In this post I'll explain how to solve a common problem I've run into: how to divide quarterly data into monthly data. To do so, we'll use a method known as "cubic spline interpolation." In the example below we use Matlab and Excel. For Stata users, I've posted a Stata do file that illustrates how to work through the below example in Stata.
Cubic Spline Interpolation
One of the most widely used data sources in economics is the National Income and Product Accounts (NIPAs) from the U.S. Bureau of Economic Analysis. They're the official source for U.S. GDP, personal income, trade flows and more. Unfortunately, most data are published only quarterly or annually. So if you're hoping to run a regression using monthly observations -- for example, this simple estimate of the price elasticity of demand for gasoline -- you'll need to split these quarterly data into monthly ones.

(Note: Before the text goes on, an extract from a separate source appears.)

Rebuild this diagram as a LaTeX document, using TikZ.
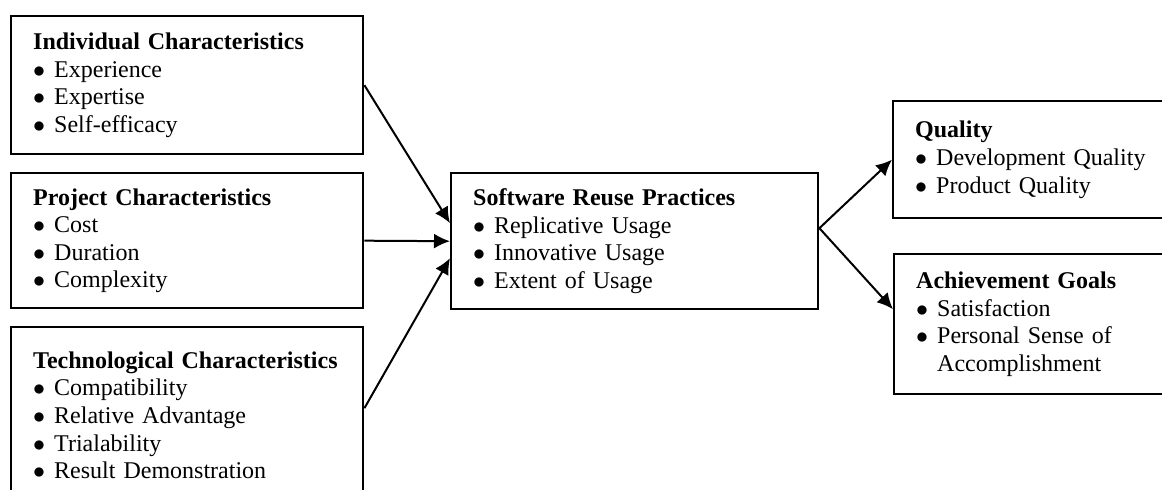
\documentclass[tikz,border=0pt]{standalone}
\usepackage{fontspec}
\setmainfont{Liberation Serif}
\usetikzlibrary{arrows.meta}

% bullet line inside a box
\newcommand{\itm}[1]{\makebox[10.5pt][l]{$\bullet$}#1}

\begin{document}
\begin{tikzpicture}[x=0.5pt,y=-0.5pt,
  >={Latex[length=8pt,width=7.5pt]},
  factor/.style={draw, line width=1.2pt, anchor=north west, align=left,
    inner xsep=11pt, inner ysep=0pt,
    font=\fontsize{12}{13.8}\selectfont},
  link/.style={->, line width=1pt}]
\clip (0,0) rectangle (1162,490);
% antecedents
\node[factor, text width=154pt, minimum height=69pt] (indiv) at (10,15)
  {\textbf{Individual Characteristics}\\ \itm{Experience}\\ \itm{Expertise}\\ \itm{Self-efficacy}};
\node[factor, text width=154pt, minimum height=67.5pt] (project) at (10,172)
  {\textbf{Project Characteristics}\\ \itm{Cost}\\ \itm{Duration}\\ \itm{Complexity}};
\node[factor, text width=154pt, minimum height=88pt] (tech) at (10,326)
  {\textbf{Technological Characteristics}\\ \itm{Compatibility}\\ \itm{Relative Advantage}\\ \itm{Trialability}\\ \itm{Result Demonstration}};
% reuse practices
\node[factor, text width=161.5pt, minimum height=68pt] (reuse) at (450,172)
  {\textbf{Software Reuse Practices}\\ \itm{Replicative Usage}\\ \itm{Innovative Usage}\\ \itm{Extent of Usage}};
% outcomes
\node[factor, text width=122pt, minimum height=58.5pt] (quality) at (892,100)
  {\textbf{Quality}\\ \itm{Development Quality}\\ \itm{Product Quality}};
\node[factor, text width=122pt, minimum height=70pt] (goals) at (893,253)
  {\textbf{Achievement Goals}\\ \itm{Satisfaction}\\ \itm{Personal Sense of}\\ \hspace*{10.5pt}Accomplishment};

\draw[link] (indiv.east) -- ([yshift=9pt]reuse.west);
\draw[link] (project.east) -- (reuse.west);
\draw[link] ([yshift=3.5pt]tech.east) -- ([yshift=-8.5pt]reuse.west);
\draw[link] ([yshift=6.5pt]reuse.east) -- (quality.west);
\draw[link] ([yshift=6.5pt]reuse.east) -- ([yshift=7.5pt]goals.west);
\end{tikzpicture}
\end{document}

A common way to do this is by "cubic spline interpolation." Here's how it works. We start with n quarterly data points. That means we have n-1 spaces between them. Across each space, we draw a unique 3rd-degree (or "cubic") polynomial connecting the two points. This is called a "piecewise polynomial" function.
To make sure our connecting lines form a smooth line, we force all our first and second derivatives to be continuous; that is, at each connecting point we make them equal to the derivitive on either side. When all these requirements are met -- along with a couple end-point conditions you can read about here -- we have a (4n-4) x (4n-4) linear system that can be solved for the coefficients of all n-1 cubic polynomials.
Once we have these n-1 piecewise polynomials, we can plug in x values for whatever time intervals we want: monthly, weekly or even daily. The polynomials will give us a pretty good interpolation between our known quarterly data points.
An Example Using MATLAB
While the above method seems simple, doing cubic splines by hand is not. A spline for just four data points requires setting up and solving a 12 x 12 linear system, then manually evaluating three different polynomials at the desired x values. That's a lot of work. To get a sense of how hard this is, here's my own Excel file showing what's involved in fitting a cubic spline to four data points by hand.
In practice, the best way to do a cubic spline is to use MATLAB. It takes about five minutes. Here's how to do it.
MATLAB has a built-in "spline()" function that does the dirty work of cubic spline interpolation for you. It requires three inputs: a list of x values from the quarterly data you want to split; a list of y values from the quarterly data; and a list of x values for the monthly time intervals you want. The spline() function formulates the n-1 cubic polynomials, evaluates them at your desired x values, and gives you a list of interpolated monthly y values.
Here's an Excel file showing how to use MATLAB to split quarterly data into monthly. In the file, the first two columns are quarterly values from BEA's Personal Income series. Our goal is to convert these into monthly values. The next three columns (highlighted in yellow) are the three inputs MATLAB needs: the original quarterly x values (x); the original quarterly y values (y); and the desired monthly x values (xx).
In the Excel file, note that the first quarter is listed as month 2, the second quarter as month 5, and so on. Why is this? BEA's quarterly data represent an average value over the three-month quarter. That means they should be treated as a mid-point of the quarter. For Q1 that's month 2, for Q2 that's month 5, and so on.
The next step is to open MATLAB and paste in these three columns of data. In MATLAB, type " x = [ ", cut and paste the column of x values in from Excel, type " ] " and hit return. This creates an n x 1 vector with the x values. Repeat this for the y, and xx values in the Excel file.
Once you have x, y, and xx defined in MATLAB, type "yy = spline(x,y,xx)" and hit return. This will create a new vector yy with the interpolated monthly y values we're looking for. Each entry in yy will correspond to one of the x values you specified in the xx vector.
Copy these yy values from MATLAB, paste them into Excel, and we're done. We now have an estimated monthly Personal Income series.
Here's an Excel file summarizing the above example for splitting quarterly Personal Income data into monthly using MATLAB. Also, here's a MATLAB file with the x, y, xx, and yy vectors from the above exercise.
Note: For Stata users, here's a "do" file with an example that performs the above cubic spline interpolation in mata.